Restoration is the narrow-minded substitute for imagination. It doesn't honor Ross (below), it insults him. It presumes the man never grew, never evolved as an architect in his 50-year career.

A dozen years ago, I came upon a set of Ross plans for Oakland Hills. The course was built in 1917. These were dated 1947. I'm guessing Ross had visited the course in preparation for the 1951 U.S. Open. (Of course, he died in 1948, and Robert Trent Jones got the job, created a monster and established his reputation.)

Ross' 1947 plans show dramatic changes. Clearly, he recognized the game was far different in '47 than it had been 30 years earlier. He proposed filling in bunkers that were 150 to 190 yards off the tee and adding new bunkers 250 yards out. He suggested moving bunkers closer to collars and reshaping greens, adding narrow extensions for nasty pin positions. He wanted to add new tees at new angles. He saw nothing sacred in his original design.

So why do club members today treat a Ross design as sacrosanct? Because they think it's a piece of art, a Rembrandt or a Monet, and not a living, breathing, daily-changing golf course.

The extremes some take in the name of restoration are hilarious. One architect rebuilt a bunker using a horse and dirt scraper, because, of course, that's what Ross would have done.

Not true. In the Dec. 10, 1947 issue of Golf World was a report of a winter meeting of the newly formed American Society of Golf Course Architects. Ross had been named honorary president. Addressing the troops, Ross said he was enthusiastic about "great earthmoving bulldozers" that could reduce building time (from 15 days to two) and save money. He also recounted how his staff rebuilt six holes at Allegheny CC in Sewickley, Pa., by cutting away several hills. (Donald Ross knocked down mountains? Who did he think he was, Tom Fazio?)

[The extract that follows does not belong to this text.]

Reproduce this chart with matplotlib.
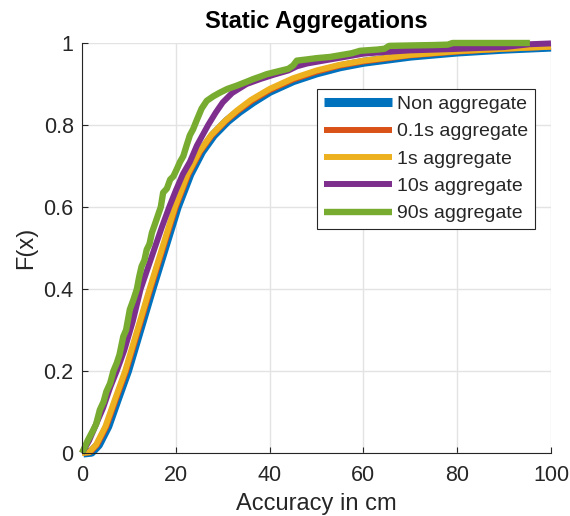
import matplotlib
matplotlib.use("Agg")
import matplotlib.pyplot as plt

# empirical CDFs of positioning error for each aggregation window
labels = ["Non aggregate", "0.1s aggregate", "1s aggregate", "10s aggregate", "90s aggregate"]
colors = ["#0072BD", "#D95319", "#EDB120", "#7E2F8E", "#77AC30"]

non_x = [0.3, 2.0, 3.5, 5.5, 7.5, 9.7, 12.3, 14.9, 17.6, 20.3, 23.0, 25.5, 28.0, 31.0,
         33.5, 36.5, 40, 45, 50, 55, 60, 70, 80, 90, 100]
non_F = [0, 0.002, 0.02, 0.065, 0.13, 0.2, 0.3, 0.4, 0.5, 0.6, 0.68, 0.735, 0.775, 0.81,
         0.833, 0.857, 0.882, 0.908, 0.927, 0.942, 0.953, 0.968, 0.978, 0.985, 0.99]

agg01_x = [0.1, 1.7, 3.2, 5.2, 7.2, 9.4, 12.0, 14.6, 17.3, 20.0, 22.7, 25.2, 27.7, 30.7,
           33.2, 36.2, 40, 45, 50, 55, 60, 70, 80, 90, 100]
agg01_F = [0, 0.002, 0.02, 0.065, 0.13, 0.2, 0.3, 0.4, 0.5, 0.6, 0.68, 0.735, 0.775, 0.81,
           0.834, 0.859, 0.885, 0.911, 0.93, 0.945, 0.955, 0.97, 0.979, 0.986, 0.991]

agg1_x = [0, 1.5, 3, 5, 7, 9.2, 11.8, 14.4, 17.1, 19.8, 22.5, 25, 27.5, 30.5,
          33, 36, 40, 45, 50, 55, 60, 70, 80, 90, 100]
agg1_F = [0, 0.002, 0.02, 0.065, 0.13, 0.2, 0.3, 0.4, 0.5, 0.6, 0.68, 0.735, 0.775, 0.81,
          0.835, 0.861, 0.888, 0.914, 0.933, 0.947, 0.957, 0.971, 0.98, 0.986, 0.991]

agg10_x = [0, 0.5, 1.5, 3, 4.5, 6, 7.4, 9, 10.8, 12.5, 14, 15.5, 17, 18.6, 20, 21.5, 23,
           24.5, 26.9, 28.5, 30, 32, 35.1, 38, 41, 44, 45.8, 48, 52, 56, 60, 65.7, 70,
           78.5, 85, 90, 95.5, 100]
agg10_F = [0, 0.01, 0.03, 0.07, 0.11, 0.16, 0.2, 0.25, 0.32, 0.4, 0.45, 0.5, 0.55, 0.6,
           0.64, 0.68, 0.71, 0.75, 0.8, 0.83, 0.855, 0.878, 0.9, 0.912, 0.923, 0.933,
           0.943, 0.95, 0.958, 0.966, 0.974, 0.979, 0.982, 0.985, 0.988, 0.99, 0.997, 0.999]

agg90_x = [0, 0.3, 1.2, 2.4, 3.0, 3.8, 4.6, 5.2, 6.0, 6.7, 7.4, 8.0, 8.8, 9.4, 10.2, 11.0,
           11.7, 12.2, 12.7, 13.3, 13.8, 14.4, 14.9, 15.6, 16.2, 16.8, 17.3, 18.1, 18.8,
           19.5, 20.2, 20.9, 21.6, 22.3, 23.0, 23.7, 24.4, 25.5, 26.6, 28.0, 29.4, 31.0,
           33.0, 35.0, 36.5, 38.0, 39.4, 42.2, 44.0, 45.0, 45.8, 48.0, 50.0, 52.9, 56.0,
           57.5, 59.3, 63.0, 64.5, 65.5, 70.0, 75.0, 78.0, 79.0, 85.0, 90.0, 95.5]
agg90_F = [0, 0.007, 0.03, 0.056, 0.07, 0.105, 0.125, 0.15, 0.17, 0.2, 0.219, 0.24, 0.284,
           0.3, 0.35, 0.375, 0.4, 0.43, 0.455, 0.47, 0.496, 0.51, 0.537, 0.56, 0.58, 0.6,
           0.635, 0.645, 0.667, 0.675, 0.692, 0.71, 0.724, 0.75, 0.775, 0.79, 0.81, 0.84,
           0.859, 0.87, 0.879, 0.888, 0.896, 0.905, 0.912, 0.918, 0.924, 0.932, 0.937,
           0.945, 0.957, 0.96, 0.963, 0.966, 0.972, 0.975, 0.981, 0.984, 0.986, 0.993,
           0.994, 0.995, 0.996, 1.0, 1.0, 1.0, 1.0]

series = [(non_x, non_F), (agg01_x, agg01_F), (agg1_x, agg1_F),
          (agg10_x, agg10_F), (agg90_x, agg90_F)]
widths = [6.5, 4.3, 4.3, 4.3, 4.6]

plt.rcParams["font.family"] = ["Liberation Sans", "DejaVu Sans"]
dark = "#262626"

fig = plt.figure(figsize=(5.7, 5.16), dpi=100)
ax = fig.add_axes([82 / 570, 1 - 453 / 516, (551 - 82) / 570, (453 - 43) / 516])

for (x, F), lab, c, lw in zip(series, labels, colors, widths):
    ax.plot(x, F, color=c, lw=lw, label=lab, clip_on=False, solid_capstyle="butt")

ax.set_xlim(0, 100)
ax.set_ylim(0, 1)
ax.set_xticks([0, 20, 40, 60, 80, 100])
ax.set_yticks([0, 0.2, 0.4, 0.6, 0.8, 1])
ax.set_yticklabels(["0", "0.2", "0.4", "0.6", "0.8", "1"])
ax.grid(True, color="#e3e3e3", lw=1.0)
ax.set_axisbelow(True)
for s in ["top", "right"]:
    ax.spines[s].set_visible(False)
for s in ["left", "bottom"]:
    ax.spines[s].set_color(dark)
    ax.spines[s].set_linewidth(0.8)
ax.tick_params(direction="in", length=4, width=0.8, colors=dark, labelsize=15.5)
ax.tick_params(axis="x", pad=8.5)
ax.tick_params(axis="y", pad=6)

ax.set_xlabel("Accuracy in cm", fontsize=17, color=dark, labelpad=5)
ax.set_ylabel("F(x)", fontsize=17, color=dark, labelpad=4.5)
ax.set_title("Static Aggregations", fontsize=17, fontweight="bold", pad=10.5)

leg = ax.legend(loc="upper right", bbox_to_anchor=(535 / 570, 1 - 89 / 516),
                bbox_transform=fig.transFigure, borderaxespad=0, fontsize=14,
                handlelength=3.5, handletextpad=0.3, labelspacing=0.5,
                borderpad=0.33, fancybox=False, framealpha=1)
leg.get_frame().set_edgecolor(dark)
leg.get_frame().set_linewidth(0.8)
for t in leg.get_texts():
    t.set_color(dark)

fig.savefig("out.png", dpi=100)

Anyone contemplating the recovery of a rundown or wretchedly remodeled Ross course must do more than simply unroll the original blueprint. The best architects who specialize in Ross recoveries -- Brian Silva, Kris Spence (see page 36), Ron Prichard, Ron Forse and others -- know that. Old plans, old photos are merely a starting point, and these architects extrapolate what Ross might have done were he alive and building today. They know he changed with the times. His features wouldn't look like giant horse droppings anymore. He would know glass has replaced grass on most greens and would contour his putting surfaces accordingly. He wouldn't put bunkers at 250 when pros hit to 350.

Silva calls it "sympathetic restoration." Good name.